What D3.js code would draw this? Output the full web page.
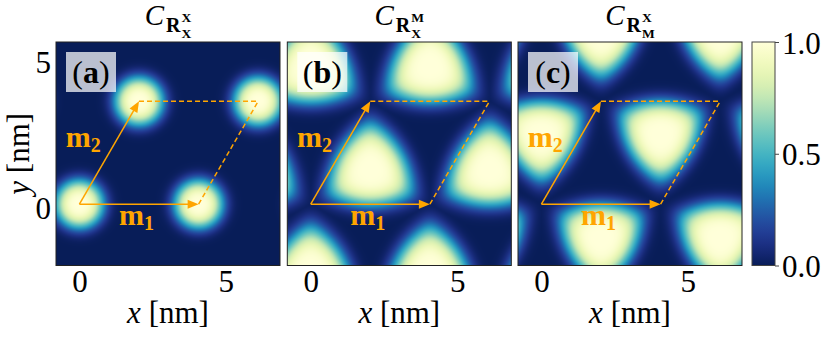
<!DOCTYPE html>
<html><head><meta charset="utf-8">
<script src="https://cdn.jsdelivr.net/npm/d3@7"></script>
<style>
body{margin:0;background:#fff}
svg{display:block}
text{font-family:"Liberation Serif","DejaVu Serif",serif;fill:#000}
</style>
</head><body>
<svg id="chart" width="822" height="337"></svg>
<script>
// ---------- data ----------
const panelIds = ["a", "b", "c"];
const titleSup = ["X", "M", "X"];
const titleSub = ["X", "X", "M"];
const blobShapes = ["round", "up", "down"];
const blobCentersA = [[0,0],[4.07,0],[8.14,0],[-2.035,3.52],[2.035,3.52],[6.105,3.52],[-2.035,-3.52],[2.035,-3.52],[6.105,-3.52]];
const blobCentersB = [[-2.035,1.175],[2.035,1.175],[6.105,1.175],[0,4.695],[4.07,4.695],[8.14,4.695],[0,-2.345],[4.07,-2.345],[8.14,-2.345]];
const blobCentersC = [[0,2.35],[4.07,2.35],[8.14,2.35],[-2.035,-1.17],[2.035,-1.17],[6.105,-1.17],[-2.035,5.87],[2.035,5.87],[6.105,5.87]];
const blobRadius = [0.85, 1.1, 1.05];     // nm
const blobSharpness = [3.3, 3.6, 3.6];
const blobTriangularity = [0, 0.55, 0.55];
const vecM1 = [4.07, 0];
const vecM2 = [2.035, 3.52];
const xTicks = [0, 5];
const yTicks = [0, 5];
const cbTicks = [0, 0.5, 1];
const xLimits = [-0.8, 6.85];
const yLimits = [-2.1, 5.55];
const blobCenters = [blobCentersA, blobCentersB, blobCentersC];

// ---------- layout ----------
const svg = d3.select("#chart");
const panelLeft = [56, 287.3, 518];
const plotTop = 42, pw = 224, ph = 223.5;
const orange = "#ffa500";
const color = d3.scaleSequential(t => d3.interpolateYlGnBu(1 - t)).domain([0, 1]);

function shapeMeasure(dx, dy, k) {
  const d = Math.hypot(dx, dy);
  const a = blobTriangularity[k];
  if (a === 0) return d;
  const sg = blobShapes[k] === "up" ? 1 : -1;
  const pr = [-sg * dy, 0.8660254 * dx + 0.5 * sg * dy, -0.8660254 * dx + 0.5 * sg * dy];
  const beta = 0.25, m = Math.max(...pr);
  const tri = m + beta * Math.log(pr.reduce((s, p) => s + Math.exp((p - m) / beta), 0)) - beta * Math.log(3);
  return a * tri + (1 - a) * d;
}
function fieldValue(px, py, k) {
  let v = 0;
  for (const c of blobCenters[k]) {
    const t = Math.max(0, shapeMeasure(px - c[0], py - c[1], k));
    v = Math.max(v, Math.exp(-Math.pow(t / blobRadius[k], blobSharpness[k])));
  }
  return v;
}

const defs = svg.append("defs");

panelIds.forEach((id, k) => {
  const left = panelLeft[k];
  const x = d3.scaleLinear().domain(xLimits).range([left, left + pw]);
  const y = d3.scaleLinear().domain(yLimits).range([plotTop + ph, plotTop]);
  const g = svg.append("g");

  // heatmap
  const cw = Math.round(pw), ch = Math.round(ph);
  const canvas = document.createElement("canvas");
  canvas.width = cw; canvas.height = ch;
  const ctx = canvas.getContext("2d");
  const img = ctx.createImageData(cw, ch);
  for (let j = 0; j < ch; j++) {
    const yy = y.invert(plotTop + (j + 0.5) * ph / ch);
    for (let i = 0; i < cw; i++) {
      const xx = x.invert(left + (i + 0.5) * pw / cw);
      const c = d3.rgb(color(fieldValue(xx, yy, k)));
      const o = (j * cw + i) * 4;
      img.data[o] = c.r; img.data[o+1] = c.g; img.data[o+2] = c.b; img.data[o+3] = 255;
    }
  }
  ctx.putImageData(img, 0, 0);
  g.append("image").attr("x", left).attr("y", plotTop).attr("width", pw).attr("height", ph)
    .attr("preserveAspectRatio", "none").attr("href", canvas.toDataURL());

  // lattice vectors
  const ox = x(0), oy = y(0);
  const p1 = [x(vecM1[0]), y(vecM1[1])];
  const p2 = [x(vecM2[0]), y(vecM2[1])];
  const p12 = [x(vecM1[0] + vecM2[0]), y(vecM1[1] + vecM2[1])];
  g.append("path").attr("d", `M${p1[0]},${p1[1]}L${p12[0]},${p12[1]}M${p2[0]},${p2[1]}L${p12[0]},${p12[1]}`)
    .attr("stroke", orange).attr("stroke-width", 1.5).attr("fill", "none").attr("stroke-dasharray", "5,3");
  [p1, p2].forEach(p => {
    const dx = p[0] - ox, dy = p[1] - oy, L = Math.hypot(dx, dy);
    const ux = dx / L, uy = dy / L, hl = 11, hw = 4.5;
    const bx = p[0] - ux * hl, by = p[1] - uy * hl;
    g.append("line").attr("x1", ox).attr("y1", oy).attr("x2", bx + ux * 2).attr("y2", by + uy * 2)
      .attr("stroke", orange).attr("stroke-width", 1.5);
    g.append("path").attr("d", `M${p[0]},${p[1]}L${bx - uy * hw},${by + ux * hw}L${bx + uy * hw},${by - ux * hw}Z`)
      .attr("fill", orange);
  });
  // m labels
  const m2t = g.append("text").attr("x", x(-0.47)).attr("y", y(1.95))
    .style("fill", orange).attr("font-weight", "bold").attr("font-size", 30);
  m2t.append("tspan").text("m");
  m2t.append("tspan").attr("font-size", 20).attr("dy", 5).text("2");
  const m1t = g.append("text").attr("x", x(1.35)).attr("y", y(-0.72)).style("fill", orange)
    .attr("font-weight", "bold").attr("font-size", 30);
  m1t.append("tspan").text("m");
  m1t.append("tspan").attr("font-size", 20).attr("dy", 5).text("1");

  // panel label
  g.append("rect").attr("x", left + 10).attr("y", plotTop + 10).attr("width", 50).attr("height", 40)
    .attr("fill", "#fff").attr("fill-opacity", 0.72);
  const lt = g.append("text").attr("x", left + 35).attr("y", plotTop + 41).attr("text-anchor", "middle")
    .attr("font-size", 32);
  lt.append("tspan").text("(");
  lt.append("tspan").attr("font-weight", "bold").text(id);
  lt.append("tspan").text(")");

  // frame
  g.append("rect").attr("x", left).attr("y", plotTop).attr("width", pw).attr("height", ph)
    .attr("fill", "none").attr("stroke", "#222").attr("stroke-width", 1);

  // axes
  const ax = g.append("g").attr("transform", `translate(0,${plotTop + ph})`)
    .call(d3.axisBottom(x).tickValues(xTicks).tickSize(0).tickPadding(4).tickFormat(d3.format("d")));
  ax.select(".domain").remove();
  ax.selectAll("text").attr("font-size", 31).style("font-family", '"Liberation Serif",serif');
  if (k === 0) {
    const ay = g.append("g").attr("transform", `translate(${left},0)`)
      .call(d3.axisLeft(y).tickValues(yTicks).tickSize(0).tickPadding(5).tickFormat(d3.format("d")));
    ay.select(".domain").remove();
    ay.selectAll("text").attr("font-size", 31).attr("dy", "0.46em").style("font-family", '"Liberation Serif",serif');
    const yl = g.append("text").attr("transform", `translate(29,${plotTop + ph / 2}) rotate(-90)`)
      .attr("text-anchor", "middle").attr("font-size", 31);
    yl.append("tspan").attr("font-style", "italic").text("y");
    yl.append("tspan").text(" [nm]");
  }
  const xl = g.append("text").attr("x", left + pw / 2).attr("y", 323).attr("text-anchor", "middle").attr("font-size", 31);
  xl.append("tspan").attr("font-style", "italic").text("x");
  xl.append("tspan").text(" [nm]");

  // title
  const tg = g.append("g");
  const tC = tg.append("text").attr("font-size", 29).attr("font-style", "italic").attr("y", 25).text("C");
  const tR = tg.append("text").attr("font-size", 20).attr("font-weight", "bold").attr("y", 32).text("R");
  const tSup = tg.append("text").attr("font-size", 13.5).attr("font-weight", "bold").attr("y", 22).text(titleSup[k]);
  const tSub = tg.append("text").attr("font-size", 13.5).attr("font-weight", "bold").attr("y", 38).text(titleSub[k]);
  const wC = tC.node().getComputedTextLength(), wR = tR.node().getComputedTextLength();
  const wS = Math.max(tSup.node().getComputedTextLength(), tSub.node().getComputedTextLength());
  const total = wC + 2 + wR + 1 + wS;
  const sx = left + pw / 2 - total / 2;
  tC.attr("x", sx);
  tR.attr("x", sx + wC + 2);
  tSup.attr("x", sx + wC + 2 + wR + 1);
  tSub.attr("x", sx + wC + 2 + wR + 1);
});

// colorbar
const cbx = 752, cbw = 23;
const grad = defs.append("linearGradient").attr("id", "cbg").attr("x1", 0).attr("y1", 1).attr("x2", 0).attr("y2", 0);
d3.range(0, 1.0001, 0.05).forEach(t => grad.append("stop").attr("offset", t).attr("stop-color", color(t)));
svg.append("rect").attr("x", cbx).attr("y", plotTop).attr("width", cbw).attr("height", ph).attr("fill", "url(#cbg)")
  .attr("stroke", "#444").attr("stroke-width", 1);
const cs = d3.scaleLinear().domain([0, 1]).range([plotTop + ph, plotTop]);
const ca = svg.append("g").attr("transform", `translate(${cbx + cbw},0)`)
  .call(d3.axisRight(cs).tickValues(cbTicks).tickSize(4).tickPadding(3).tickFormat(d3.format(".1f")));
ca.select(".domain").remove();
ca.selectAll("line").attr("stroke", "#444");
ca.selectAll("text").attr("font-size", 31).attr("dy", "0.36em").style("font-family", '"Liberation Serif",serif');
</script>
</body></html>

SET EXERCISE
Copy exactly the lines running from the beginning of the listing through the line that has "const color = d3.scaleSequential(t". Drop the pictures.

RESPONSE FOR THIS EXERCISE
What D3.js code would draw this? Output the full web page.
<!DOCTYPE html>
<html><head><meta charset="utf-8">
<script src="https://cdn.jsdelivr.net/npm/d3@7"></script>
<style>
body{margin:0;background:#fff}
svg{display:block}
text{font-family:"Liberation Serif","DejaVu Serif",serif;fill:#000}
</style>
</head><body>
<svg id="chart" width="822" height="337"></svg>
<script>
// ---------- data ----------
const panelIds = ["a", "b", "c"];
const titleSup = ["X", "M", "X"];
const titleSub = ["X", "X", "M"];
const blobShapes = ["round", "up", "down"];
const blobCentersA = [[0,0],[4.07,0],[8.14,0],[-2.035,3.52],[2.035,3.52],[6.105,3.52],[-2.035,-3.52],[2.035,-3.52],[6.105,-3.52]];
const blobCentersB = [[-2.035,1.175],[2.035,1.175],[6.105,1.175],[0,4.695],[4.07,4.695],[8.14,4.695],[0,-2.345],[4.07,-2.345],[8.14,-2.345]];
const blobCentersC = [[0,2.35],[4.07,2.35],[8.14,2.35],[-2.035,-1.17],[2.035,-1.17],[6.105,-1.17],[-2.035,5.87],[2.035,5.87],[6.105,5.87]];
const blobRadius = [0.85, 1.1, 1.05];     // nm
const blobSharpness = [3.3, 3.6, 3.6];
const blobTriangularity = [0, 0.55, 0.55];
const vecM1 = [4.07, 0];
const vecM2 = [2.035, 3.52];
const xTicks = [0, 5];
const yTicks = [0, 5];
const cbTicks = [0, 0.5, 1];
const xLimits = [-0.8, 6.85];
const yLimits = [-2.1, 5.55];
const blobCenters = [blobCentersA, blobCentersB, blobCentersC];

// ---------- layout ----------
const svg = d3.select("#chart");
const panelLeft = [56, 287.3, 518];
const plotTop = 42, pw = 224, ph = 223.5;
const orange = "#ffa500";
const color = d3.scaleSequential(t => d3.interpolateYlGnBu(1 - t)).domain([0, 1]);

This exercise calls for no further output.